Morrisons is developing a strategy for an online shopping service, The Grocer has learned.

Marc Bolland told delegates at a recent staff conference it was examining other supermarkets’ online strategies so it could avoid any mistakes when it came to offering its own service, a company insider revealed.

“We are looking into it,” the Morrisons chief executive reportedly confirmed. “However we won’t do it until we are happy that we know we are ready for it. We need to get it all in place to make sure if and when we do do it, we don’t make mistakes that others do.”

At this week’s agm in Bradford, he gave his first public indication that online was on the agenda, although he made it clear there was still a long way to go and that its financial viability remained a concern. “If it doesn’t make money, we are not going to go online,” he said.

Although Morrisons continues to remain tight-lipped over its plans, a senior industry source who works with the retailer told The Grocer it was working on an online strategy that was “short-term rather than long-term, so zero to three years”.

As the only one of the big four yet to make the move, Bolland has repeatedly been asked about Morrisons’ online ambitions. As recently as March, he suggested that it would be some time before it was in a position to even consider online.

“The internet is an opportunity, but once we have got people into stores, we will then take it a step further and look at the internet,” he said. “It is not a matter of time, it is a matter of having the right model and offer.”

One of the problems the retailer will have to tackle is how to translate its Market Street format to the web. “You cannot sell fish over the internet,” Bolland said recently, insisting his focus was on the store network.

But as TNS data shows, over the 12 weeks to 17 May, online grocery sales were up 20.3% to £795m, and industry experts agree it is a market that cannot be ignored. ” Morrisons’ lack of presence is the obvious elephant in the room,” said TNS communications director Edward Garner. “We now have a critical mass of broadband .”

Michael Ross, director of eCommera, added: “There is no longer a debate on whether online plays a part of the landscape. Morrisons needs to reinvent itself online.”

Morrisons might even benefit from having held back so long over online, he suggested. “The advantages of leaving it so late is technology is now cheaper, and there are more experienced people ,” he said.

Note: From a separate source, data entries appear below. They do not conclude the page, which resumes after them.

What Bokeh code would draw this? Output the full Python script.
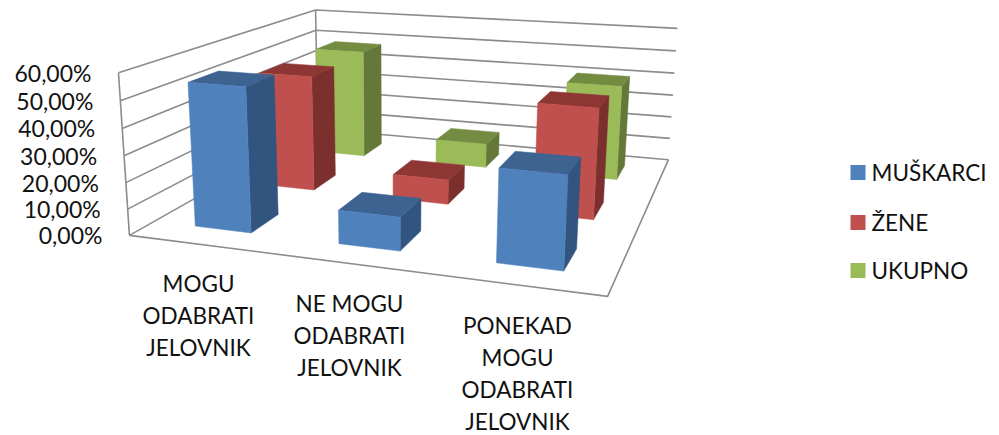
import numpy as np
from bokeh.plotting import figure
from bokeh.models import Range1d
from bokeh.core.properties import value
from bokeh.embed import file_html
from bokeh.resources import INLINE

categories = [["MOGU", "ODABRATI", "JELOVNIK"],
              ["NE MOGU", "ODABRATI", "JELOVNIK"],
              ["PONEKAD", "MOGU", "ODABRATI", "JELOVNIK"]]
series_names = ["MUŠKARCI", "ŽENE", "UKUPNO"]
muskarci = [54.5, 12.5, 33.5]
zene = [47.5, 10.0, 43.5]
ukupno = [48.0, 10.5, 40.5]
tick_values = [0, 10, 20, 30, 40, 50, 60]
tick_labels = ["0,00%", "10,00%", "20,00%", "30,00%", "40,00%", "50,00%", "60,00%"]

front_colors = ["#4F81BD", "#C0504D", "#9BBB59"]
side_colors = ["#32557F", "#7C302E", "#64783A"]
top_colors = ["#3D6391", "#8E3634", "#748C42"]
GRID = "#8C8C8C"
FONT = "Lato"

# Perspective camera fitted to the corners of the chart box (u, v, w) -> page px
corners = [((0, 0, 0), (129, 235)), ((3, 0, 0), (607, 296)), ((3, 3, 0), (668, 159)),
           ((0, 0, 60), (118, 72)), ((0, 3, 60), (315, 9.5)),
           ((3, 3, 60), (677, 28))]
rows = []
for (X, Y, Z), (sx, sy) in corners:
    rows.append([X, Y, Z, 1, 0, 0, 0, 0, -sx * X, -sx * Y, -sx * Z, -sx])
    rows.append([0, 0, 0, 0, X, Y, Z, 1, -sy * X, -sy * Y, -sy * Z, -sy])
M = np.linalg.svd(np.array(rows, float))[2][-1].reshape(3, 4)


def proj(u, v, w):
    h = M @ np.array([u, v, w, 1.0])
    return h[0] / h[2], h[1] / h[2]


def poly(pts):
    xy = [proj(*q) for q in pts]
    return [a for a, _ in xy], [b for _, b in xy]


p = figure(width=999, height=435, output_backend="svg", toolbar_location=None,
           x_range=Range1d(0, 999), y_range=Range1d(435, 0), min_border=0)
p.axis.visible = False
p.grid.visible = False
p.outline_line_color = None
p.background_fill_color = "white"

# Walls and floor
gx, gy = [], []
for t in tick_values:
    a, b = poly([(0, 0, t), (0, 3, t), (3, 3, t)])
    gx.append(a)
    gy.append(b)
for pts in ([(0, 0, 0), (0, 0, 60)], [(0, 3, 0), (0, 3, 60)],
            [(0, 0, 0), (3, 0, 0), (3, 3, 0)]):
    a, b = poly(pts)
    gx.append(a)
    gy.append(b)
p.multi_line(gx, gy, line_color=GRID, line_width=1.6)

# Bars: back row first
W = 0.2
for s in [2, 1, 0]:
    vals = [muskarci, zene, ukupno][s]
    v0, v1 = s + 0.5 - W, s + 0.5 + W
    for c in range(3):
        u0, u1 = c + 0.5 - W, c + 0.5 + W
        h = vals[c]
        faces = [([(u1, v0, 0), (u1, v1, 0), (u1, v1, h), (u1, v0, h)], side_colors[s]),
                 ([(u0, v0, h), (u1, v0, h), (u1, v1, h), (u0, v1, h)], top_colors[s]),
                 ([(u0, v0, 0), (u1, v0, 0), (u1, v0, h), (u0, v0, h)], front_colors[s])]
        for pts, col in faces:
            a, b = poly(pts)
            p.patch(a, b, fill_color=col, line_color=col, line_width=0.5)


def label(x, y, s, align, fs="22.5px"):
    p.text([x], [y], text=[s], text_font=value(FONT), text_font_size=value(fs),
           text_color="#111111", text_align=align, text_baseline="middle")


# Value axis labels, right aligned along the slanted wall edge
for t, s in zip(tick_values, tick_labels):
    x, y = proj(0, 0, t)
    label(x - 27, y, s, "right", "23px")

# Category labels
cat_x = [198, 349, 517]
cat_y = [283, 303, 325]
for lines, cx, cy in zip(categories, cat_x, cat_y):
    for i, s in enumerate(lines):
        label(cx, cy + i * 32, s, "center")

# Legend
leg_y = [172, 222, 270]
for s, y, col in zip(series_names, leg_y, front_colors):
    p.quad(left=[850], right=[865], top=[y - 7.5], bottom=[y + 7.5], fill_color=col, line_color=None)
    label(871, y, s, "left")

open("out.html", "w").write(file_html(p, INLINE))
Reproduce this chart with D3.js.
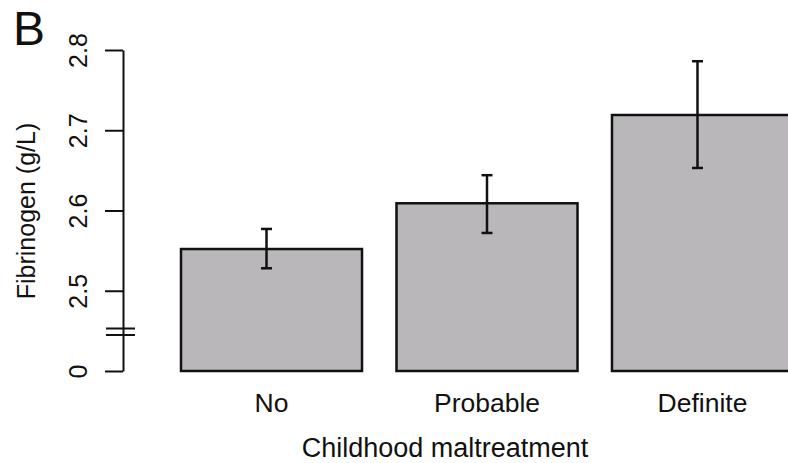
<!DOCTYPE html>
<html>
<head>
<meta charset="utf-8">
<script src="https://cdn.jsdelivr.net/npm/d3@7"></script>
<style>
  html, body { margin: 0; padding: 0; background: #fff; }
  svg { display: block; font-family: "Liberation Sans", Arial, Helvetica, sans-serif; }
</style>
</head>
<body>
<svg id="chart" width="788" height="463"></svg>
<script>
// ---- data ----
const categories = ["No", "Probable", "Definite"];
const means = [2.552, 2.609, 2.719];
const lower = [2.528, 2.572, 2.653];
const upper = [2.577, 2.644, 2.786];
const yTickValues = [0, 2.5, 2.6, 2.7, 2.8];
const yTickLabels = ["0", "2.5", "2.6", "2.7", "2.8"];
const panelLabel = "B";
const yTitle = "Fibrinogen (g/L)";
const xTitle = "Childhood maltreatment";

// ---- layout ----
const svg = d3.select("#chart");
const axisX = 123;

// broken (polylinear) y scale: 0 sits just below the break
const y = d3.scaleLinear()
  .domain([0, 2.5, 2.8])
  .range([371, 290.75, 50]);

const x = d3.scaleBand()
  .domain(categories)
  .range([181, 793])
  .paddingInner(0.16)
  .paddingOuter(0);

// bars
svg.append("g").selectAll("rect")
  .data(categories)
  .join("rect")
  .attr("x", d => x(d))
  .attr("width", x.bandwidth())
  .attr("y", (d, i) => y(means[i]))
  .attr("height", (d, i) => y(0) - y(means[i]))
  .attr("fill", "#bab7bb")
  .attr("stroke", "#111")
  .attr("stroke-width", 2.5);

// error bars
const eb = svg.append("g").attr("stroke", "#111").attr("stroke-width", 2.5);
categories.forEach((c, i) => {
  const cx = x(c) + x.bandwidth() / 2 - (i === 1 ? 0 : 5);
  eb.append("line").attr("x1", cx).attr("x2", cx).attr("y1", y(lower[i])).attr("y2", y(upper[i]));
  eb.append("line").attr("x1", cx - 5.5).attr("x2", cx + 5.5).attr("y1", y(lower[i])).attr("y2", y(lower[i]));
  eb.append("line").attr("x1", cx - 5.5).attr("x2", cx + 5.5).attr("y1", y(upper[i])).attr("y2", y(upper[i]));
});

// y axis
const yAxis = d3.axisLeft(y)
  .tickValues(yTickValues)
  .tickFormat((d, i) => yTickLabels[i])
  .tickSize(18)
  .tickSizeOuter(0);

const gy = svg.append("g")
  .attr("transform", `translate(${axisX},0)`)
  .call(yAxis);
gy.select(".domain").attr("stroke", "#111").attr("stroke-width", 2);
gy.selectAll(".tick line").attr("stroke", "#111").attr("stroke-width", 2);
gy.selectAll(".tick text")
  .attr("x", 0)
  .attr("y", -36)
  .attr("dy", 0)
  .attr("transform", "rotate(-90)")
  .style("text-anchor", "middle")
  .attr("fill", "#111")
  .style("font-size", "25px")
  .style("font-family", "'Liberation Sans', Arial, sans-serif");

// axis break marks
const brk = svg.append("g").attr("stroke", "#111").attr("stroke-width", 2);
[328.5, 335].forEach(yy => {
  brk.append("line").attr("x1", 106).attr("x2", 135).attr("y1", yy).attr("y2", yy);
});

// category labels
svg.append("g").selectAll("text")
  .data(categories)
  .join("text")
  .attr("x", d => x(d) + x.bandwidth() / 2)
  .attr("y", 412)
  .attr("text-anchor", "middle")
  .attr("fill", "#111")
  .style("font-size", "26.5px")
  .text(d => d);

// x title
svg.append("text")
  .attr("x", 445)
  .attr("y", 456.5)
  .attr("text-anchor", "middle")
  .attr("fill", "#111")
  .style("font-size", "27px")
  .text(xTitle);

// y title
svg.append("text")
  .attr("transform", "translate(35,211) rotate(-90)")
  .attr("text-anchor", "middle")
  .attr("fill", "#111")
  .style("font-size", "25px")
  .text(yTitle);

// panel label
svg.append("text")
  .attr("x", 13)
  .attr("y", 45)
  .attr("fill", "#111")
  .style("font-size", "48px")
  .text(panelLabel);
</script>
</body>
</html>
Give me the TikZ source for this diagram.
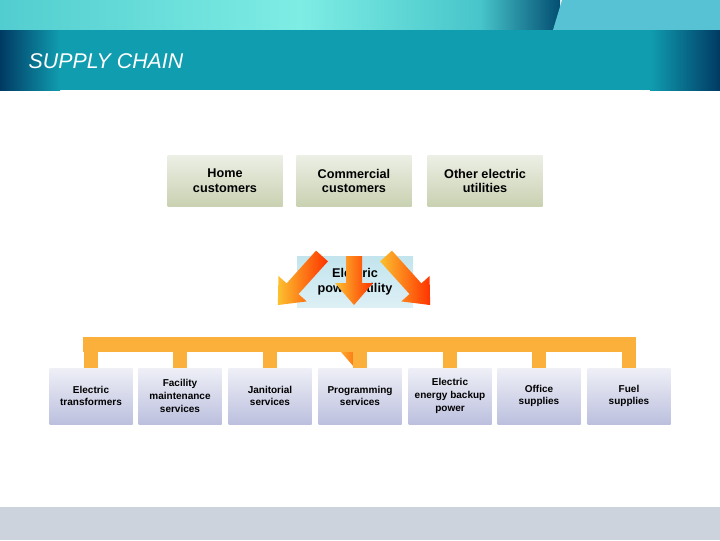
\documentclass[tikz,border=0pt]{standalone}
\usepackage{fontspec}
\setmainfont{Liberation Sans}
\definecolor{teal}{HTML}{109DB0}
\definecolor{navy}{HTML}{003A63}
\definecolor{aqua}{HTML}{7EEDE4}
\definecolor{sky}{HTML}{57C2D4}
\definecolor{sage}{HTML}{C9D1B2}
\definecolor{lav}{HTML}{BCC0DE}
\definecolor{ice}{HTML}{A9D9E6}
\definecolor{barorange}{HTML}{FBB03B}
\definecolor{footgray}{HTML}{CDD3DC}
\newcommand{\fatarrow}[4]{% tail x, tail y, angle, length
  \begin{scope}[shift={(#1,#2)}, rotate=#3]
    \shade[left color=barorange!80!yellow, right color=red!60!orange]
      (0,-8) -- (#4-22,-8) -- (#4-22,-19) -- (#4,0) -- (#4-22,19) -- (#4-22,8) -- (0,8) -- cycle;
  \end{scope}}
\begin{document}
\begin{tikzpicture}[x=0.75pt, y=-0.75pt,
    topbox/.style={minimum width=86.25pt, minimum height=38.25pt, align=center,
        font=\bfseries\fontsize{9.5}{11}\selectfont, top color=sage!35, bottom color=sage},
    midbox/.style={minimum width=87pt, minimum height=38.25pt, align=center,
        font=\bfseries\fontsize{9.5}{11}\selectfont, top color=ice!70, bottom color=ice!40!white},
    lowbox/.style={minimum width=62.25pt, minimum height=42pt, align=center,
        font=\bfseries\fontsize{7.5}{9.5}\selectfont, top color=lav!25, bottom color=lav},
    stub/.style={fill=barorange, minimum width=10.5pt, minimum height=12pt, inner sep=0pt},
]
\useasboundingbox (0,0) rectangle (720,540);
% --- Header and footer bands ---
\shade[left color=aqua!60!teal, right color=aqua] (0,0) rectangle (300,30);
\shade[left color=aqua, right color=aqua!50!teal] (300,0) rectangle (480,30);
\shade[left color=aqua!50!teal, right color=navy!80!teal] (480,0) rectangle (560,30);
\fill[sky] (562,0) -- (720,0) -- (720,30) -- (553,30) -- cycle;
\shade[left color=navy, right color=teal] (0,30) rectangle (60,90);
\fill[teal] (60,30) rectangle (650,90);
\shade[left color=teal, right color=navy] (650,30) rectangle (720,90);
\node[anchor=west, text=white, font=\itshape\fontsize{16}{18}\selectfont] (title) at (24,61) {SUPPLY CHAIN};
\fill[footgray] (0,507) rectangle (720,540);

% --- Customers ---
\node[topbox] (home) at (225,181) {Home\\customers};
\node[topbox] (comm) at (354,181) {Commercial\\customers};
\node[topbox] (other) at (485,181) {Other electric\\utilities};

% --- Utility ---
\node[midbox] (util) at (355,282) {Electric\\power utility};

% --- Arrows to customers ---
\fatarrow{322}{256}{-132}{66}
\fatarrow{354}{256}{-90}{49}
\fatarrow{386}{256}{-48}{66}
\fatarrow{354}{337}{-90}{30}

% --- Supplier bar ---
\node[fill=barorange, minimum width=415pt, minimum height=11.25pt, inner sep=0pt] (bar) at (359.5,344.5) {};

% --- Suppliers ---
\foreach \x/\name/\txt in {91/s1/Electric\\transformers, 180/s2/Facility\\maintenance\\services,
    270/s3/Janitorial\\services, 360/s4/Programming\\services,
    450/s5/Electric\\energy backup\\power, 539/s6/Office\\supplies, 629/s7/Fuel\\supplies}{
  \node[stub] (\name t) at (\x,360) {};
  \node[lowbox] (\name) at (\x,396) {\txt};
}
\end{tikzpicture}
\end{document}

“The danger is their customers who have wanted to shop at Morrisons online in the past now use a rival’s service. The longer they leave it the harder they are making it for themselves.”

Keeping things different

Marc Bolland has pledged to “keep things different” with a barrage of innovative price promotions over the next quarter. In its first quarter, Morrisons made 8,000 price cuts and ran more than 5,000 promotions in its Price Crunch campaign, which included a £4 breakfast deal taken advantage of by more than two million people. The retailer this week reported like-for-like sales excluding fuel up 8.2% in the 13 weeks to 3 May with total sales up 9.2%.